So I believe you have decided to describe this series by, $$ \sum_{n = 1}^{\infty} \left({\frac{1}{2}}\right)^n + \left({\frac{1}{3}}\right)^n $$
Root Test:
Now by the expansion of the Binomial Theorem for each $n \in \Bbb N$,
$$ 0 \lt \sqrt[n]{ \left({\frac{1}{2}}\right)^n + \left({\frac{1}{3}}\right)^n } \lt \sqrt[n]{\left({\frac{1}{2} + \frac{1}{3}}\right)^n } = \left({\frac{1}{2} + \frac{1}{3}}\right) = \frac 5 6 $$
$$ 0 \lt \lim \sqrt[n]{ \left({\frac{1}{2}}\right)^n + \left({\frac{1}{3}}\right)^n } \lt 1 $$
See this.
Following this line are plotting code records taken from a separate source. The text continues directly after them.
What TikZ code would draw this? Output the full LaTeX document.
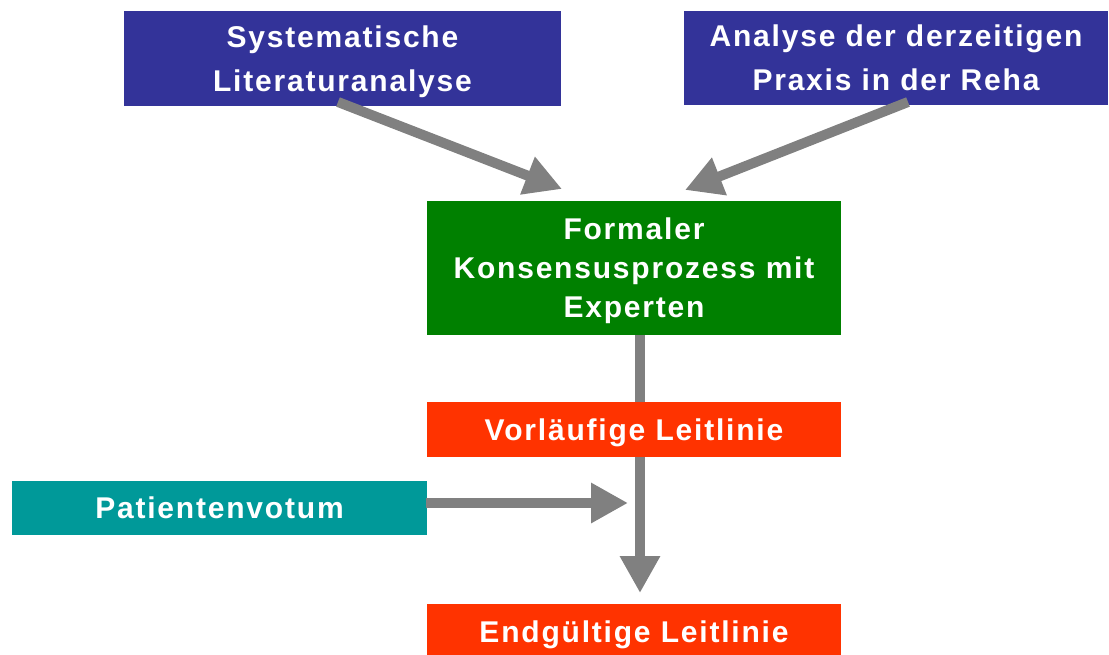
\documentclass[tikz,border=0pt]{standalone}
\usepackage{fontspec}
\newfontfamily\boxfont{Liberation Sans}[LetterSpace=6]
\usetikzlibrary{arrows.meta}
\definecolor{boxblue}{RGB}{51,51,153}
\definecolor{boxgreen}{RGB}{0,128,0}
\definecolor{boxred}{RGB}{255,51,0}
\definecolor{boxteal}{RGB}{0,153,153}
\definecolor{arrowgray}{RGB}{128,128,128}
\tikzset{
  flowbox/.style={inner sep=0pt, text=white, align=center, text depth=0pt,
    font=\boxfont\bfseries\fontsize{30}{44}\selectfont},
  flowarrow/.style={draw=arrowgray, line width=10pt,
    -{Triangle[length=37pt,width=38pt]}, arrowgray}
}
\begin{document}
\begin{tikzpicture}[x=1pt,y=-1pt]
\useasboundingbox (0,0) rectangle (1109,655);
\node[flowbox, fill=boxblue, minimum width=437pt, minimum height=95pt] (blue1) at (342.5,58.5) {Systematische\\Literaturanalyse};
\node[flowbox, fill=boxblue, minimum width=424pt, minimum height=94pt] (blue2) at (896,58) {Analyse der derzeitigen\\Praxis in der Reha};
\node[flowbox, fill=boxgreen, minimum width=414pt, minimum height=134pt, font=\boxfont\bfseries\fontsize{30}{39}\selectfont] (green) at (634,268) {Formaler\\Konsensusprozess mit\\Experten};
\node[flowbox, fill=boxteal, minimum width=415pt, minimum height=54pt] (teal) at (219.5,508) {Patientenvotum};
\coordinate (s1) at (338,102);
\coordinate (e1) at (562,189);
\coordinate (s2) at (908,102);
\coordinate (e2) at (685,190);
\coordinate (tipv) at (640,593);
\coordinate (starth) at (426,503);
\coordinate (tiph) at (628,503);
\draw[flowarrow] (s1) -- (e1);
\draw[flowarrow] (s2) -- (e2);
\draw[flowarrow] (green.south -| tipv) -- (tipv);
\draw[flowarrow] (starth) -- (tiph);
\node[flowbox, fill=boxred, minimum width=414pt, minimum height=55pt] (red1) at (634,429.5) {Vorläufige Leitlinie};
\node[flowbox, fill=boxred, minimum width=414pt, minimum height=55pt] (red2) at (634,631.5) {Endgültige Leitlinie};
\end{tikzpicture}
\end{document}
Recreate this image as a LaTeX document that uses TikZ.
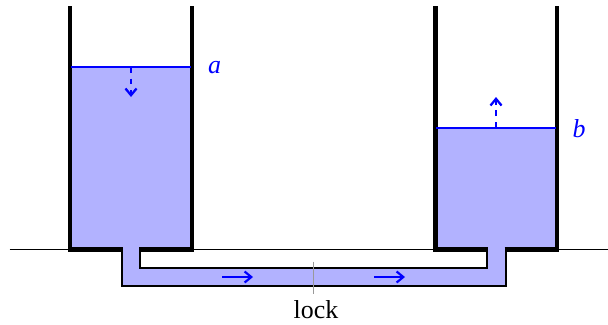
\documentclass[tikz,border=0pt]{standalone}
\usepackage{fontspec}
\setmainfont{Liberation Serif}
\usepackage{xcolor}
\usetikzlibrary{arrows.meta}

\begin{document}
\begin{tikzpicture}[x=.417pt, y=-.417pt,
    font=\fontsize{10.8pt}{13pt}\selectfont,
    wall/.style={black, line width=1.8pt, line cap=butt, line join=miter},
    pipe/.style={black, line width=.9pt, line join=miter},
    level/.style={blue, line width=.8pt},
    flow/.style={blue, line width=.9pt, -{Straight Barb[length=2.8pt, width=4.6pt]}},
    move/.style={blue, line width=.95pt, dash pattern=on 2.4pt off 2.4pt, -{Straight Barb[length=2.8pt, width=4.6pt]}},
    water/.style={fill=blue!30, draw=none}]

    \pgfmathsetmacro{\top}{6}
    \pgfmathsetmacro{\base}{249.5}
    \pgfmathsetmacro{\levela}{67}
    \pgfmathsetmacro{\levelb}{127.7}
    \pgfmathsetmacro{\inner}{267.7}
    \pgfmathsetmacro{\outer}{285.7}

    \useasboundingbox (0, 0) rectangle (608, 324);

    % water
    \fill[water] (70, \levela) rectangle (192, \base);
    \fill[water] (435, \levelb) rectangle (557, \base);
    \fill[water] (122, \base) rectangle (505.7, \outer);
    \fill[white] (140, \base) rectangle (486.7, \inner);

    % ground
    \draw[line width=.7pt] (9.5, \base) -- (70, \base);
    \draw[line width=.7pt] (192, \base) -- (435, \base);
    \draw[line width=.7pt] (557, \base) -- (608, \base);

    % pipe
    \draw[pipe] (122, \base) -- (122, \outer) -- (505.7, \outer) -- (505.7, \base);
    \draw[pipe] (140, \base) -- (140, \inner) -- (486.7, \inner) -- (486.7, \base);

    % tanks
    \draw[wall] (70, \top) -- (70, \base) -- (123, \base);
    \draw[wall] (139, \base) -- (192, \base) -- (192, \top);
    \draw[wall] (435.5, \top) -- (435.5, \base) -- (487.7, \base);
    \draw[wall] (504.7, \base) -- (557, \base) -- (557, \top);

    % levels
    \draw[level] (71, \levela) -- (191, \levela);
    \draw[level] (436, \levelb) -- (556, \levelb);

    \node[blue] (a) at (214.5, 68) {\textit{a}};
    \node[blue] (b) at (579, 128.5) {\textit{b}};

    \coordinate (adown) at (131, 97);
    \coordinate (astart) at (131, \levela);
    \coordinate (bup) at (496, 97);
    \coordinate (bstart) at (496, \levelb);
    \draw[move] (astart) -- (adown);
    \draw[move] (bstart) -- (bup);

    % flow
    \coordinate (fa) at (222, 277);
    \coordinate (fb) at (253, 277);
    \coordinate (fc) at (374, 277);
    \coordinate (fd) at (405, 277);
    \draw[flow] (fa) -- (fb);
    \draw[flow] (fc) -- (fd);

    % lock
    \node (lock) at (316, 309.5) {lock};
    \coordinate (locktop) at (313.5, 261.5);
    \coordinate (lockbot) at (313.5, 293.5);
    \draw[gray!80, line width=.45pt] (locktop) -- (lockbot);

\end{tikzpicture}
\end{document}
From this it follows that our series converges.
Ratio Test:
First note that $ \left({\frac{1}{2}}\right)^{n + 1} + \left({\frac{1}{3}}\right)^{n + 1} = \frac{1}{2}\left({\frac{1}{2}}\right)^{n} + \frac{1}{3}\left({\frac{1}{3}}\right)^{n} \lt \frac{1}{2}\left({\frac{1}{2}}\right)^{n} + \frac{1}{2}\left({\frac{1}{3}}\right)^{n} $ for each $n \in \Bbb N$
Therefore,
$$ 0 \lt \frac{ \left({\frac{1}{2}}\right)^{n + 1} + \left({\frac{1}{3}}\right)^{n + 1} }{ \left({\frac{1}{2}}\right)^n + \left({\frac{1}{3}}\right)^n} \lt \frac{1}{2}\frac{ \left({\frac{1}{2}}\right)^n + \left({\frac{1}{3}}\right)^n }{ \left({\frac{1}{2}}\right)^n + \left({\frac{1}{3}}\right)^n } = \frac{1}{2} $$
whence it follows that
$$ 0 \lt \lim \frac{ \left({\frac{1}{2}}\right)^{n + 1} + \left({\frac{1}{3}}\right)^{n + 1} }{ \left({\frac{1}{2}}\right)^n + \left({\frac{1}{3}}\right)^n} \lt \frac 1 2 \lt 1 $$
Clearly, our series again converges.
It is also probably worth mentioning that you can easily prove that if $\sum a_n$ and $\sum b_n$ are convergent series then $\sum a_n + b_n$ will converge too. And the sum will be the sum of the two convergent series. Therefore the convergence of the geometric series $\sum (\frac{1}{2})^n$ and $\sum (\frac{1}{3})^n$ imply the convergence of yours.